A única outra ocasião em que o time de Mahomes esteve tão atrás do adversário, nas três últimas temporadas, aconteceu em outubro de 2018, em uma derrota diante do New England Patriots de Brady. O quarterback jogou duas décadas lá, onde ele e Bill Bellichick eram os dois objetos inamovíveis ao final de cada temporada, como a mais famosa combinação entre quarterback e treinador em sua geração.

Imagine o que Bellichick deve ter pensado no domingo à noite ao ver Brady completar três passes de touchdown para ex-colegas do Patriots –dois para Rob Gronkowski, que voltou da aposentadoria para jogar de novo com seu velho amigo, e um, pouco antes do intervalo, para Antonio Brown.

O período de Brady na Nova Inglaterra será para sempre parte dele, mas agora ele ostenta um crânio e tíbias cruzadas no capacete, pode usar calções para treinar mesmo no inverno, e se reporta a Bruce Arians, 68, um treinador que também saiu da aposentadoria para comandar os Buccaneers e representa um estilo que é a antítese de Bellichick.

Quando perguntado, recentemente, sobre seus motivos para buscar Brady como quarterback depois do final da temporada passada, Arians respondeu com uma pergunta retórica: “Você vive trancado no armário para tentar ficar seguro ou prefere sair e se divertir?”.

A chegada de Brady a Tampa refletiu uma convergência harmônica, uma confluência entre previsão, audácia e acaso que raramente beneficiam os Buccaneers, cuja última vitória em um jogo de playoff havia acontecido quando o time conquistou o título na temporada de 2002.

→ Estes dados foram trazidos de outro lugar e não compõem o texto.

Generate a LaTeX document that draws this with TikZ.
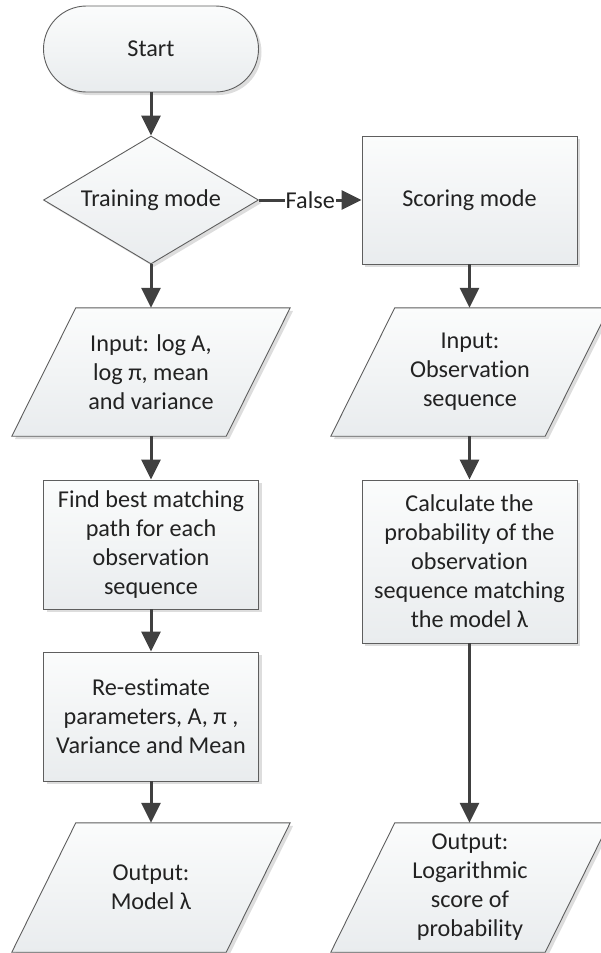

A busca do time pelo quarterback recebeu o apelido “Operation Shoeless Joe Jackson”, uma menção à profecia do filme “Campo dos Sonhos”: “Construa e eles virão”. Brady apreciou os esforços do diretor de esporte do time, Jason Licht, para montar uma equipe que resolvesse problemas ao seu redor, em vez de pedir que o quarterback os resolvesse.

Os Buccaneers contrataram recebedores capazes de fazer jogadas, linebackers com excelente capacidade de cobertura e defensores agressivos que amadureceram à medida que a temporada avançava.

Antes de seu início, o treinador dos cornerbacks, Kevin Ross, escreveu o nome de todos os quarterbacks que o time enfrentaria em uma lousa –Matt Ryan, Drew Brees, Aaron Rodgers e Mahomes, que destruiu o Tampa Bay na semana 12, com 462 jardas em passes e três touchdowns.

Mas a derrota provou ser o ponto de inflexão para os Buccaneers, que durante os três primeiros meses de jogos havia apresentado um desempenho incerto, com sete vitórias e cinco derrotas, parecendo andar para frente e para trás ao mesmo tempo.

O time fechou a temporada com quatro vitórias consecutivas, e em seguida derrotou três campeões de divisão nos playoffs –e dois dos quarterbacks de elite da liga, Brees e Rodgers–, jogando fora de casa, para chegar ao seu primeiro Super Bowl desde 2002, quando o time derrotou o Oakland Raiders.

Aquele time, como o atual, tinha muito talento na defesa e precisou da chegada de alguém novo, o treinador Jon Gruden, para sintetizar esse talento em um título. Brady conferiu esperanças, credibilidade e possibilidades aos Buccaneers.

Para medir a excelência de Brady, considere que ele agora é não só o quarterback que conquistou o último bicampeonato da NFL, com os Patriots nas temporadas 2003 e 2004, como o quarterback que impediu dois times de conquistarem seus bicampeonatos.

Se foi uma jogada de defesa clássica que liquidou o Seattle Seahawks na decisão do Super Bowl da temporada 2014, no caso dos Chiefs a derrota do adversário foi um esforço coletivo; os Buccaneers forçaram o adversário a entregar a bola duas vezes e impediram o Kansas City de marcar um touchdown.

Brady eliminou três quarterbacks ganhadores de Super Bowl, em sua corrida para o título, mas, ao contrário de Brees e Rodgers, Mahomes, 25, ainda tem muitas temporadas em que exibir seu talento excepcional.

A liga agora pertence a Mahomes e, com a comissão técnica inventiva do Chiefs e seu núcleo generoso de talentos jovens, é muito provável que ele volte a ter oportunidades de vitória.

Mas o título pertence a Brady, que depois de 10 Super Bowls, já começou a planejar seu objetivo para o período entre temporadas: ele quer se tornar mais rápido.

Brady disse sorrindo, um dia desses, que queria acompanhar a geração de quarterbacks mais jovens. Mas a verdade é que são eles que tentarão acompanhá-lo, sempre e para sempre.